How carbon moves and cycles within and across ecosystems sets the stage for biogeochemical cycles and ecological interactions. For example, carbon export from soils to streams alters the degree to which terrestrial ecosystems are net carbon sinks and subsidizes respiration and food web energetics in recipient freshwaters. Although the inclusion of streams in regional and global carbon budgets has increased over the last decade, the sources and mechanisms contributing to stream CO2 emissions have not been well-quantified, especially during high flow events and across different seasons. We are integrating high-frequency sensor estimates of stream pCO2 with ongoing monitoring of five stream reaches, adjacent groundwater wells, and nearby terrestrial plots at National Ecological Observatory Network (NEON) sites to ask: What are the patterns of stream CO2 at different timescales? What are the mechanisms and conditions that control stream CO2 fluxes and fate within and across biomes? Our five sites are characteristic of the Boreal, Pacific Northwest, southern Rocky Mountains, Appalachian Mountains, and Continental Prairie ecoclimatic regions of the United States.

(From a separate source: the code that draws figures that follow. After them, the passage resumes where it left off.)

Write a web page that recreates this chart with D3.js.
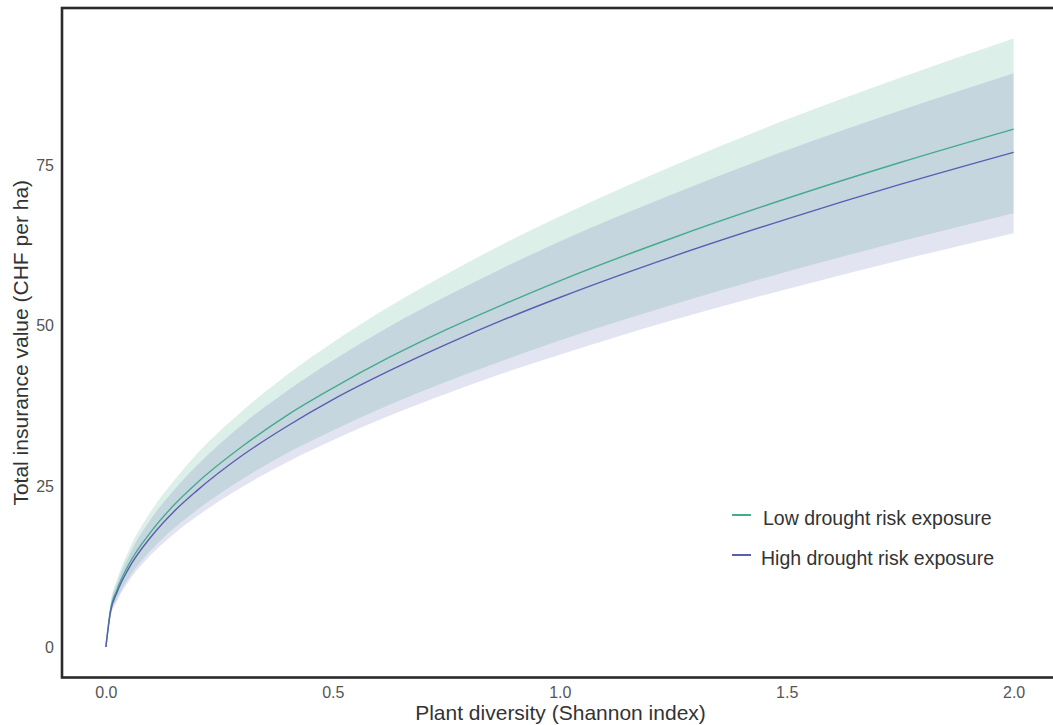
<!DOCTYPE html>
<html>
<head>
<meta charset="utf-8">
<script src="https://cdn.jsdelivr.net/npm/d3@7"></script>
<style>
	body { margin: 0; background: #fff; }
	svg { display: block; font-family: "Liberation Sans", Arial, sans-serif; }
</style>
</head>
<body>
<div id="chart"></div>
<script>
// Shannon index sample points
var diversity = [0, 0.01, 0.025, 0.05, 0.1, 0.15, 0.2, 0.3, 0.4, 0.5, 0.625, 0.75, 0.875, 1.0, 1.25, 1.5, 1.75, 2.0];

// low drought risk exposure
var lowMean = [0, 5.7, 9.0, 12.8, 18.0, 22.1, 25.5, 31.2, 36.1, 40.3, 45.1, 49.4, 53.3, 57.0, 63.7, 69.8, 75.4, 80.6];
var lowUpper = [0, 6.7, 10.6, 15.0, 21.2, 25.9, 30.0, 36.7, 42.4, 47.4, 53.0, 58.0, 62.7, 67.0, 74.9, 82.1, 88.6, 94.7];
var lowLower = [0, 4.8, 7.5, 10.7, 15.1, 18.5, 21.3, 26.1, 30.2, 33.7, 37.7, 41.3, 44.6, 47.7, 53.3, 58.4, 63.1, 67.5];

// high drought risk exposure
var highMean = [0, 5.4, 8.6, 12.2, 17.2, 21.1, 24.3, 29.8, 34.4, 38.5, 43.0, 47.1, 50.9, 54.4, 60.8, 66.6, 72.0, 77.0];
var highUpper = [0, 6.3, 10.0, 14.1, 20.0, 24.4, 28.2, 34.6, 39.9, 44.6, 49.9, 54.6, 59.0, 63.1, 70.5, 77.3, 83.5, 89.3];
var highLower = [0, 4.6, 7.2, 10.2, 14.4, 17.6, 20.3, 24.9, 28.8, 32.2, 36.0, 39.4, 42.6, 45.5, 50.9, 55.7, 60.2, 64.4];

var xTicks = [0, 0.5, 1.0, 1.5, 2.0];
var yTicks = [0, 25, 50, 75];
var seriesNames = ['Low drought risk exposure', 'High drought risk exposure'];
var seriesColor = ['#45ab8b', '#5a5db3'];

var width = 1053,
	height = 725;
var box = { left: 62, top: 8, right: 1059, bottom: 677.5 };

var svg = d3.select('#chart').append('svg')
	.attr('width', width)
	.attr('height', height);

var xScale = d3.scaleLinear()
	.domain([-0.1, 2.1])
	.range([box.left - 1.5, box.right]);
var yScale = d3.scaleLinear()
	.domain([-4.74, 99.45])
	.range([box.bottom, box.top]);

function rows(mean, lo, hi) {
	return diversity.map((x, i) => ({ x: x, m: mean[i], lo: lo[i], hi: hi[i] }));
}
var series = [rows(lowMean, lowLower, lowUpper), rows(highMean, highLower, highUpper)];

var area = d3.area()
	.x(d => xScale(d.x))
	.y0(d => yScale(d.lo))
	.y1(d => yScale(d.hi))
	.curve(d3.curveMonotoneX);
var line = d3.line()
	.x(d => xScale(d.x))
	.y(d => yScale(d.m))
	.curve(d3.curveMonotoneX);

// bands first, then the lines on top
svg.append('g')
	.selectAll('path')
	.data(series)
	.enter()
	.append('path')
	.attr('d', area)
	.attr('fill', (d, i) => seriesColor[i])
	.attr('fill-opacity', (d, i) => i == 0 ? 0.19 : 0.17);

svg.append('g')
	.selectAll('path')
	.data(series)
	.enter()
	.append('path')
	.attr('d', line)
	.attr('fill', 'none')
	.attr('stroke', (d, i) => seriesColor[i])
	.attr('stroke-width', 1.4);

// axes without tick marks
var xAxis = svg.append('g')
	.attr('transform', 'translate(0,' + box.bottom + ')')
	.call(d3.axisBottom(xScale).tickValues(xTicks).tickFormat(d3.format('.1f')).tickSize(0).tickPadding(9));
var yAxis = svg.append('g')
	.attr('transform', 'translate(' + box.left + ',0)')
	.call(d3.axisLeft(yScale).tickValues(yTicks).tickFormat(d3.format('d')).tickSize(0).tickPadding(8));
[xAxis, yAxis].forEach(a => {
	a.select('.domain').remove();
	a.selectAll('text')
		.attr('fill', '#555')
		.style('font-size', '16px')
		.style('font-family', '"Liberation Sans", Arial, sans-serif');
});

// frame
svg.append('rect')
	.attr('x', box.left)
	.attr('y', box.top)
	.attr('width', box.right - box.left)
	.attr('height', box.bottom - box.top)
	.attr('fill', 'none')
	.attr('stroke', '#2b2b2b')
	.attr('stroke-width', 2.6);

svg.append('text')
	.attr('x', (box.left + box.right) / 2)
	.attr('y', 720)
	.attr('text-anchor', 'middle')
	.attr('fill', '#333')
	.style('font-size', '21px')
	.text('Plant diversity (Shannon index)');

svg.append('text')
	.attr('transform', 'translate(28,' + (box.top + box.bottom) / 2 + ') rotate(-90)')
	.attr('text-anchor', 'middle')
	.attr('fill', '#333')
	.style('font-size', '21px')
	.text('Total insurance value (CHF per ha)');

var legend = svg.append('g')
	.selectAll('g')
	.data(seriesNames)
	.enter()
	.append('g')
	.attr('transform', (d, i) => 'translate(732,' + (515 + i * 40) + ')');
legend.append('line')
	.attr('x1', 0)
	.attr('x2', 19)
	.attr('stroke', (d, i) => seriesColor[i])
	.attr('stroke-width', 2);
legend.append('text')
	.attr('x', (d, i) => i == 0 ? 31 : 29)
	.attr('y', 10)
	.attr('fill', '#333')
	.style('font-size', '19.5px')
	.text(String);
</script>
</body>
</html>
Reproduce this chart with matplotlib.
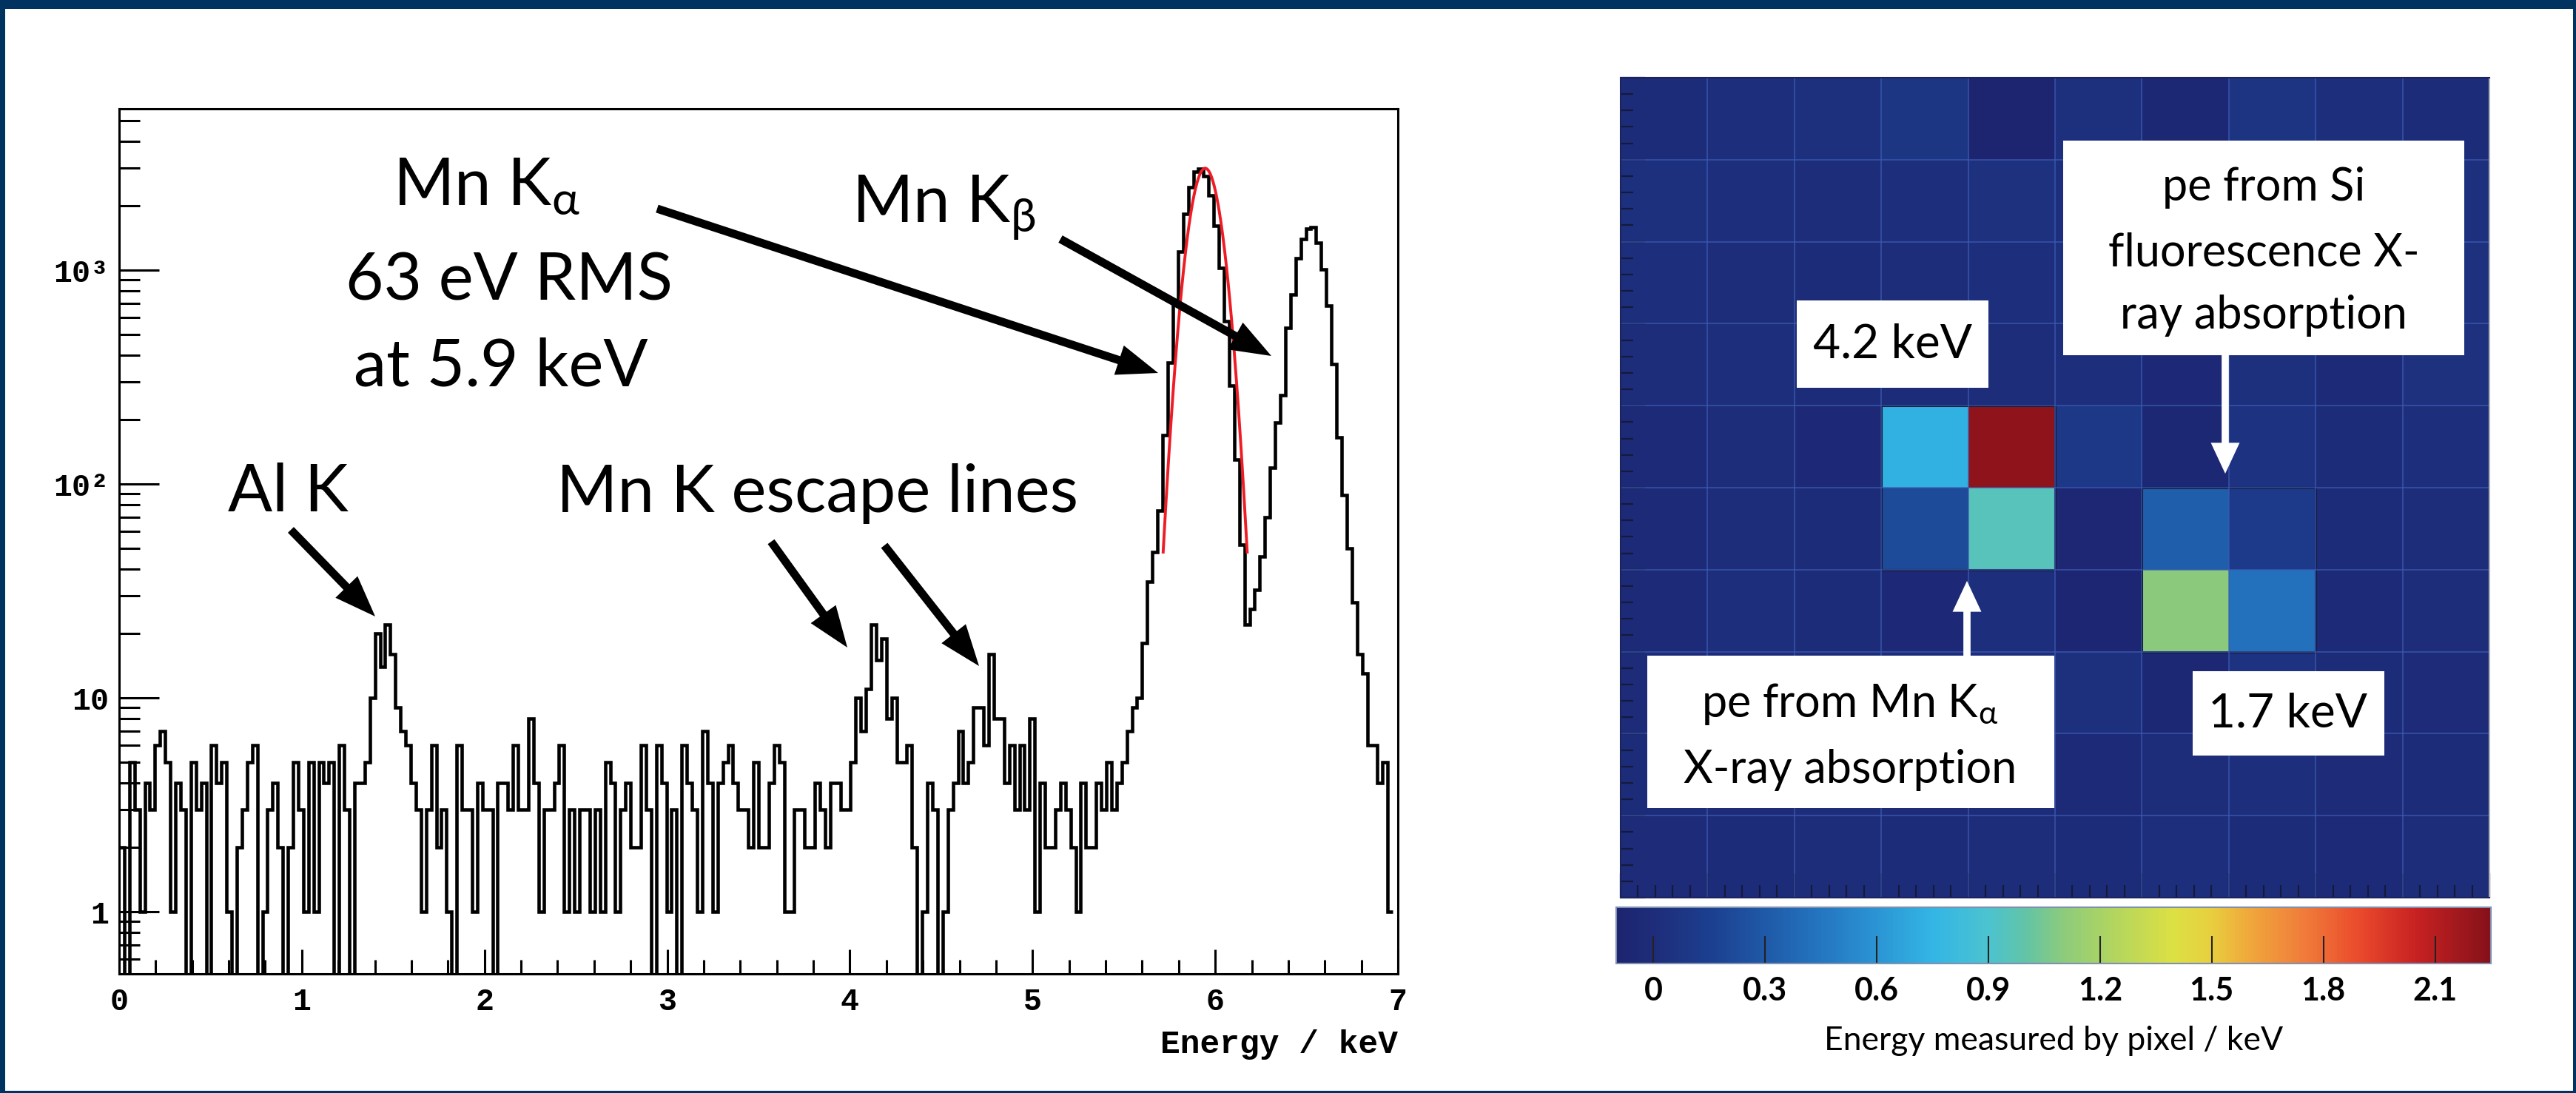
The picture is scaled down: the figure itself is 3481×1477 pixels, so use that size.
import numpy as np
import matplotlib
matplotlib.use("Agg")
import matplotlib.pyplot as plt
from matplotlib.colors import LinearSegmentedColormap
from matplotlib.patches import Rectangle, FancyArrowPatch
from matplotlib.ticker import FixedLocator, LogLocator, NullFormatter, MultipleLocator

W, H = 3481, 1477

plt.rcParams['font.family'] = ['Lato', 'DejaVu Sans']
plt.rcParams['mathtext.fontset'] = 'custom'
plt.rcParams['mathtext.rm'] = 'Lato'
plt.rcParams['mathtext.it'] = 'Lato'
plt.rcParams['mathtext.bf'] = 'Lato:bold'

# ---- spectrum data (counts per 28 eV bin, 0 - 7 keV) ----
bin_width = 0.028
counts = [
    2, 0, 5, 3, 1, 4, 3, 6, 7, 5, 1, 4, 3, 0, 5, 3, 4, 0, 6, 4,
    5, 1, 0, 2, 3, 5, 6, 0, 1, 3, 4, 2, 0, 2, 5, 3, 1, 5, 1, 5,
    4, 5, 0, 6, 3, 0, 4, 4, 5, 10, 20, 14, 22, 16, 9, 7, 6, 4, 3, 1,
    3, 6, 2, 3, 1, 0, 6, 3, 3, 1, 4, 3, 3, 0, 4,
    4, 3, 6, 3, 3, 8, 4, 1, 3, 3, 4, 6, 1, 3, 1, 3, 3, 1, 3, 1,
    5, 4, 1, 3, 4, 2, 2, 6, 3, 0, 6, 4, 1, 3, 0, 6, 4, 3, 1, 7,
    4, 1, 4, 5, 6, 4, 3, 3, 2, 5, 2, 2, 4, 6, 5, 1, 1, 3, 3, 2,
    2, 4, 3, 2, 4, 4, 3, 3, 5, 10, 7, 11, 22, 15, 19,
    8, 10, 5, 5, 6, 2, 0, 1, 4, 3, 0, 1, 3, 4, 7, 4, 5, 9, 9, 6,
    16, 8, 8, 4, 6, 3, 6, 3, 8, 1, 4, 2, 2, 3, 4, 3, 2, 1, 4, 2,
    2, 4, 3, 5, 3, 4, 5, 7, 9, 10, 18, 35, 48,
    75, 170, 370, 720, 1220, 1840, 2440, 2880, 2990, 2750, 2240, 1610, 1030, 580, 290, 130, 52,
    22, 26, 32, 46, 70, 119, 194, 260, 537, 769, 1135, 1397, 1570, 1590, 1350, 1007, 682, 363, 166, 89,
    50, 28, 16, 13, 6, 6, 4, 5, 1,
]

# Gaussian fit of the Mn K-alpha line (parameters)
fit_amp = 3000
fit_mean = 5.945
fit_sigma = 0.080
fit_range = (5.715, 6.175)

y_ticks = [1, 10, 100, 1000]
y_ticklabels = ['1', '10', '10²', '10³']

# ---- pixel map data (keV per pixel, 10 x 10) ----
pixel_energy = np.array([
    [0.00, 0.02, 0.03, 0.08, -0.08, 0.03, -0.04, 0.07, 0.02, 0.00],
    [0.03, 0.02, 0.01, 0.02, 0.04, 0.02, 0.00, 0.02, 0.01, 0.03],
    [0.02, 0.01, 0.00, 0.01, 0.02, 0.03, 0.01, 0.00, 0.02, 0.04],
    [0.01, 0.02, 0.00, 0.00, 0.01, 0.02, -0.03, 0.03, -0.02, 0.04],
    [-0.02, 0.01, -0.03, 0.73, 2.22, 0.10, -0.05, 0.05, 0.00, 0.02],
    [-0.02, 0.01, 0.00, 0.22, 0.95, -0.06, 0.33, 0.12, 0.00, 0.01],
    [-0.02, 0.02, 0.00, -0.03, 0.02, -0.07, 1.10, 0.43, -0.02, 0.01],
    [-0.01, 0.00, 0.01, 0.00, 0.02, 0.03, -0.04, 0.05, 0.00, -0.01],
    [0.00, -0.01, 0.01, -0.01, 0.00, -0.02, 0.01, 0.02, -0.01, 0.00],
    [-0.01, 0.00, 0.01, 0.00, 0.01, 0.00, 0.02, 0.00, -0.02, 0.01],
])
cluster_mn = [(4, 3), (4, 4), (5, 3), (5, 4)]
cluster_si = [(5, 6), (5, 7), (6, 6), (6, 7)]
cbar_ticks = [0, 0.3, 0.6, 0.9, 1.2, 1.5, 1.8, 2.1]
cbar_ticklabels = ['0', '0.3', '0.6', '0.9', '1.2', '1.5', '1.8', '2.1']
e_min, e_max = -0.1, 2.25

palette = [
    (-0.10, '#1d2470'), (0.00, '#1e2d7a'), (0.15, '#1c3f8f'), (0.30, '#1f5aa8'),
    (0.45, '#2476c0'), (0.60, '#2b95d4'), (0.75, '#33b5e5'), (0.90, '#4cc3d0'),
    (1.00, '#62c4a6'), (1.10, '#8ccb7c'), (1.25, '#b5d65c'), (1.40, '#dde043'),
    (1.50, '#e8cf3e'), (1.60, '#f0a83c'), (1.75, '#f07c3a'), (1.90, '#ea4a2c'),
    (2.05, '#c82222'), (2.25, '#86111a'),
]
cmap = LinearSegmentedColormap.from_list(
    'root_like', [((v - e_min) / (e_max - e_min), c) for v, c in palette])

fig = plt.figure(figsize=(W / 100, H / 100), dpi=100)
fig.patch.set_facecolor('white')


def px_axes(x0, y0, x1, y1):
    return fig.add_axes([x0 / W, 1 - y1 / H, (x1 - x0) / W, (y1 - y0) / H])


def fxy(x, y):
    return (x / W, 1 - y / H)


def arrow(p0, p1, color, tail, head_w, head_l):
    a = FancyArrowPatch(fxy(*p0), fxy(*p1), transform=fig.transFigure,
                        arrowstyle=f'simple,head_length={head_l},head_width={head_w},tail_width={tail}',
                        mutation_scale=1, color=color, lw=0, shrinkA=0, shrinkB=0)
    fig.patches.append(a)


# ---- left: energy spectrum ----
ax = px_axes(161, 147, 1889, 1316)
counts = np.array(counts, dtype=float)
edges = np.arange(len(counts) + 1) * bin_width
ax.stairs(np.where(counts > 0, counts, 0.05), edges, baseline=None, color='black', lw=3.3)

xf = np.linspace(fit_range[0], fit_range[1], 300)
yf = fit_amp * np.exp(-0.5 * ((xf - fit_mean) / fit_sigma) ** 2)
ax.plot(xf, yf, color='#ee1c25', lw=2.8)

ax.set_yscale('log')
ax.set_xlim(0, 7)
ax.set_ylim(0.513, 5690)
ax.yaxis.set_major_locator(FixedLocator(y_ticks))
ax.set_yticklabels(y_ticklabels)
ax.yaxis.set_minor_locator(LogLocator(subs=np.arange(2, 10)))
ax.yaxis.set_minor_formatter(NullFormatter())
ax.xaxis.set_major_locator(MultipleLocator(1))
ax.xaxis.set_minor_locator(MultipleLocator(0.2))
for s in ax.spines.values():
    s.set_linewidth(2.2)
ax.tick_params(which='both', direction='in', top=False, right=False, width=2.2)
ax.tick_params(axis='y', which='major', length=39, pad=10)
ax.tick_params(axis='y', which='minor', length=20)
ax.tick_params(axis='x', which='major', length=24, pad=13)
ax.tick_params(axis='x', which='minor', length=14)
for lab in ax.get_xticklabels() + ax.get_yticklabels():
    lab.set_fontfamily('Liberation Mono')
    lab.set_fontweight('bold')
    lab.set_fontsize(30)
ax.set_xlabel('Energy / keV', loc='right', family='Liberation Mono', weight='bold',
              fontsize=32, labelpad=12)

label_size = 64
fig.text(*fxy(658, 276), r'Mn K$_{\alpha}$', fontsize=label_size, ha='center', va='baseline')
fig.text(*fxy(688, 406), '63 eV RMS', fontsize=label_size, ha='center', va='baseline')
fig.text(*fxy(677, 521), 'at 5.9 keV', fontsize=label_size, ha='center', va='baseline')
fig.text(*fxy(1275, 300), r'Mn K$_{\beta}$', fontsize=label_size, ha='center', va='baseline')
fig.text(*fxy(389, 691), 'Al K', fontsize=label_size, ha='center', va='baseline')
fig.text(*fxy(1105, 692), 'Mn K escape lines', fontsize=label_size, ha='center', va='baseline')

for p0, p1 in [((393, 716), (507, 833)), ((1042, 732), (1145, 875)),
               ((1195, 737), (1323, 900)), ((888, 282), (1565, 504)),
               ((1433, 323), (1718, 481))]:
    arrow(p0, p1, 'black', 8, 30, 40)

# ---- right: pixel map ----
hax = px_axes(2190, 105, 3364, 1213)
im = hax.imshow(pixel_energy, cmap=cmap, vmin=e_min, vmax=e_max,
                extent=(0, 10, 10, 0), aspect='auto', interpolation='nearest')
for k in range(1, 10):
    hax.axvline(k, color='#3d5cb4', lw=1.3, alpha=0.7)
    hax.axhline(k, color='#3d5cb4', lw=1.3, alpha=0.7)
for cl in (cluster_mn, cluster_si):
    rows = [r for r, c in cl]
    cols = [c for r, c in cl]
    hax.add_patch(Rectangle((min(cols), min(rows)), max(cols) - min(cols) + 1,
                            max(rows) - min(rows) + 1, fill=False,
                            ec='#141a3c', lw=2.2))
hax.set_xlim(0, 10)
hax.set_ylim(10, 0)
hax.xaxis.set_major_locator(MultipleLocator(1))
hax.xaxis.set_minor_locator(MultipleLocator(0.2))
hax.yaxis.set_major_locator(MultipleLocator(1))
hax.yaxis.set_minor_locator(MultipleLocator(0.2))
hax.tick_params(which='both', direction='in', labelbottom=False, labelleft=False,
                top=False, right=False, color='#141a3c', width=1.6)
hax.tick_params(which='major', length=24)
hax.tick_params(which='minor', length=12)
for name, s in hax.spines.items():
    s.set_color('#b0b0b8' if name == 'right' else '#1c2460')
    s.set_linewidth(1.5)

cax = px_axes(2184, 1226, 3366, 1302)
cb = fig.colorbar(im, cax=cax, orientation='horizontal')
cb.set_ticks(cbar_ticks)
cb.set_ticklabels(cbar_ticklabels)
cb.outline.set_edgecolor('#8090b0')
cb.outline.set_linewidth(1.5)
cax.tick_params(direction='in', length=27, width=1.5, color='#222222', pad=12)
for lab in cax.get_xticklabels():
    lab.set_fontweight('bold')
    lab.set_fontsize(31)
cb.set_label('Energy measured by pixel / keV', fontsize=32, labelpad=20)

# annotation boxes on the map
box_size = 44
for x0, y0, x1, y1 in [(2428, 406, 2687, 524), (2788, 190, 3330, 480),
                       (2226, 886, 2776, 1092), (2963, 907, 3222, 1021)]:
    fig.patches.append(Rectangle(fxy(x0, y1), (x1 - x0) / W, (y1 - y0) / H,
                                 transform=fig.transFigure, fc='white', ec='none'))
fig.text(*fxy(2557, 465), '4.2 keV', fontsize=46, ha='center', va='center')
fig.text(*fxy(3092, 965), '1.7 keV', fontsize=46, ha='center', va='center')
for txt, yb in [('pe from Si', 271), ('fluorescence X-', 359), ('ray absorption', 444)]:
    fig.text(*fxy(3059, yb), txt, fontsize=box_size, ha='center', va='baseline')
for txt, yb in [(r'pe from Mn K$_{\alpha}$', 969), ('X-ray absorption', 1058)]:
    fig.text(*fxy(2500, yb), txt, fontsize=box_size, ha='center', va='baseline')
arrow((3007, 480), (3007, 640), 'white', 7, 28, 30)
arrow((2658, 886), (2658, 785), 'white', 7, 28, 30)

# navy frame around the slide
navy = '#00335f'
for x0, y0, x1, y1 in [(0, 0, W, 12), (0, 0, 7, H), (0, H - 3, W, H), (W - 4, 0, W, H)]:
    fig.patches.append(Rectangle(fxy(x0, y1), (x1 - x0) / W, (y1 - y0) / H,
                                 transform=fig.transFigure, fc=navy, ec='none'))

fig.savefig('out.png', dpi=100)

I will share results from ongoing research to characterize CO2 regimes in five ecoregions of the United States, and place this work in broader context through several case studies that highlight opportunities to better integrate non-perennial streams, riparian wetlands, and streams draining developed landscapes into our understanding of stream CO2 regimes and landscape carbon budgets.

Bio

Dr. Erin R. Hotchkiss is an Associate Professor in the Department of Biological Sciences and a Faculty Affiliate of the Global Change Center at Virginia Tech. She received her Ph.D. in Ecology from the University of Wyoming in 2013, where she was advised by Dr. Robert O. Hall, Jr. Hotchkiss also completed a M.Sc. at the University of Wyoming and received her B.Sc. from Emory University. Prior to joining Virginia Tech, she worked as a postdoctoral fellow at Umeå University, Sweden and Université du Québec à Montréal in Canada. Hotchkiss was the 2016 recipient of the Society for Freshwater Science’s (SFS) Hynes Award for New Investigators as well as the Association for the Sciences of Limnology and Oceanography’s (ASLO) Raymond L. Lindeman Award. She is currently Vice President of SFS and became an ASLO Fellow in 2023. Ongoing research in the Hotchkiss Lab (www.hotchkisslab.com) is exploring how environmental change, land-water interactions, & ecosystem processes shape the transport, transformation, and fate of carbon, nutrients, and pollutants in freshwaters.